O sábio juiz distinguiu que a verdadeira mãe era aquela que impediu a morte do filho e deu-lhe a posse, enquanto condenou à morte a falsária.
A degenerescência dos costumes herdadas do totalitarismo desumano e a concepção maniqueísta criada pela guerra fria, incentivou o egoísmo, a disputa desregrada pelo poder político e a corrida insana pelo dinheiro. Isto feriu as tradições de respeito humano, subvertendo os conceitos de moral e ética.
Esta revolução nos costumes do século XX envolveu arbitrariamente a todo mundo, e no Brasil, tornou-se inseparável da ganância política e do favoritismo jurídico. Os políticos – em sua maioria – tornaram-se desonestos; e os magistrados – pelos desonestos nomeados – fugiram à responsabilidade de julgar.
Uma ideologia desmembrada de princípios, mesmo aleijada expõe a Justiça a uma tortura diária.
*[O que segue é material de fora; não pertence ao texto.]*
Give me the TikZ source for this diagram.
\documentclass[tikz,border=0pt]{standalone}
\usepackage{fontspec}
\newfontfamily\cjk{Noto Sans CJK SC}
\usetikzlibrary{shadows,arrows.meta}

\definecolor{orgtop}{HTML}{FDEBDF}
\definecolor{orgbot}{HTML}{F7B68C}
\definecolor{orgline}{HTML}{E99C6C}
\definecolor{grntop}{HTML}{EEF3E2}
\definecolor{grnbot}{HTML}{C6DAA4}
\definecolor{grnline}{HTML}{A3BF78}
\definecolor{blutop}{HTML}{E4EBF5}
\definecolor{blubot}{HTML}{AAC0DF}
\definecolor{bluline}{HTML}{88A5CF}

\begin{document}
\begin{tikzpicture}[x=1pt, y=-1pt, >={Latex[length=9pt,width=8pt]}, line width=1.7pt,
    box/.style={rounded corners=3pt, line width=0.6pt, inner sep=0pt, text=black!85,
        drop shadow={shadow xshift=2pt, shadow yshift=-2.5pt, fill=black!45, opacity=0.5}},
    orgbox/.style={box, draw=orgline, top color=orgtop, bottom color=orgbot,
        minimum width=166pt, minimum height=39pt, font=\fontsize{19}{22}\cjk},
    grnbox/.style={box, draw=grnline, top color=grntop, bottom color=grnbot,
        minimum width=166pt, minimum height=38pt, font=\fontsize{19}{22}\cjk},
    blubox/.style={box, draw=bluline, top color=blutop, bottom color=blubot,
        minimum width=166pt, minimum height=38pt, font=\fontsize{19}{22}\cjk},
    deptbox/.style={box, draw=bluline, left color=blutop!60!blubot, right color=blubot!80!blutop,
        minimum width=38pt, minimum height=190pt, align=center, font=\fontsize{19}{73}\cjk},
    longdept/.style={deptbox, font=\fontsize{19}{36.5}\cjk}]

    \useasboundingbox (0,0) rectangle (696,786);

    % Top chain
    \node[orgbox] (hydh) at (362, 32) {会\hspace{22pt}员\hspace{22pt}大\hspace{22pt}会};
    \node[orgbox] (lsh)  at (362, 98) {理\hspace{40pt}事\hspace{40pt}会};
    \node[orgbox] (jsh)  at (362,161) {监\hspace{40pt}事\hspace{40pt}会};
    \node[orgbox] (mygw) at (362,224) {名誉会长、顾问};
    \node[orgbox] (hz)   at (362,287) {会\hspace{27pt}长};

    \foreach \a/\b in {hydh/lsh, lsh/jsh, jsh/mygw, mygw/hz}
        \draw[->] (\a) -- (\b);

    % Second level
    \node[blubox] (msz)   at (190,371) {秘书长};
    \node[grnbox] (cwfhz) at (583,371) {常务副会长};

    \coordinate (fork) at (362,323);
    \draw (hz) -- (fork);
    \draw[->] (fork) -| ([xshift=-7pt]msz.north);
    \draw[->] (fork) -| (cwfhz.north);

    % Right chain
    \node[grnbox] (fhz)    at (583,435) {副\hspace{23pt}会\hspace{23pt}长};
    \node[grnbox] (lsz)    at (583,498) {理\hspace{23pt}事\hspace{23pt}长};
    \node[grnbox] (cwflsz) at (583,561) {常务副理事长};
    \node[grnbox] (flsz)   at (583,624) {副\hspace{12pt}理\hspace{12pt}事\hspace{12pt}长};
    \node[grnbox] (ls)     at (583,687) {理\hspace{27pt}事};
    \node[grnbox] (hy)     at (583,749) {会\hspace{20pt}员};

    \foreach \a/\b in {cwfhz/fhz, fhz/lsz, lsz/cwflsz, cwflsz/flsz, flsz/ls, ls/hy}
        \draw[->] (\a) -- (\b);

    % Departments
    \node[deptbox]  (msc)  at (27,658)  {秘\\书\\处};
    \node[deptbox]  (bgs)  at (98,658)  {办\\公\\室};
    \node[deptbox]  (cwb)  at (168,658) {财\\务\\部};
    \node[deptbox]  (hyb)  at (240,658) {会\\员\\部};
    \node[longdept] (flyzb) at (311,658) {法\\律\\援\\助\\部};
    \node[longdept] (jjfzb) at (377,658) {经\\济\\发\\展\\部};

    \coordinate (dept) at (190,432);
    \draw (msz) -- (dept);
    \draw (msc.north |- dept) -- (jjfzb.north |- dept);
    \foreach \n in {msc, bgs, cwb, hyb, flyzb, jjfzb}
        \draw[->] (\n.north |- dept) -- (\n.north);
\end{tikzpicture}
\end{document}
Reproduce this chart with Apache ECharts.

Neste momento em que escrevo, milhares de crimes são cometidos; a violência contra a mulher e a criança, o tráfico de drogas, a formação de quadrilhas, o roubo e o assassinato fazem parte do nosso cotidiano.
O culto da justiça como o alicerce fundamental da República e da Democracia está sendo trocado pela paixão partidária, subserviência, interpretação restritiva e prevaricação jurídica, por culpa de alguns juízes
Por defender os poderosos, a Justiça está moribunda. Sua túnica pregueada e os olhos vendados são a própria mortalha, sem a espada e a balança; assim será enterrada em vala comum como indigente e dispensável, sem choro, nem vela…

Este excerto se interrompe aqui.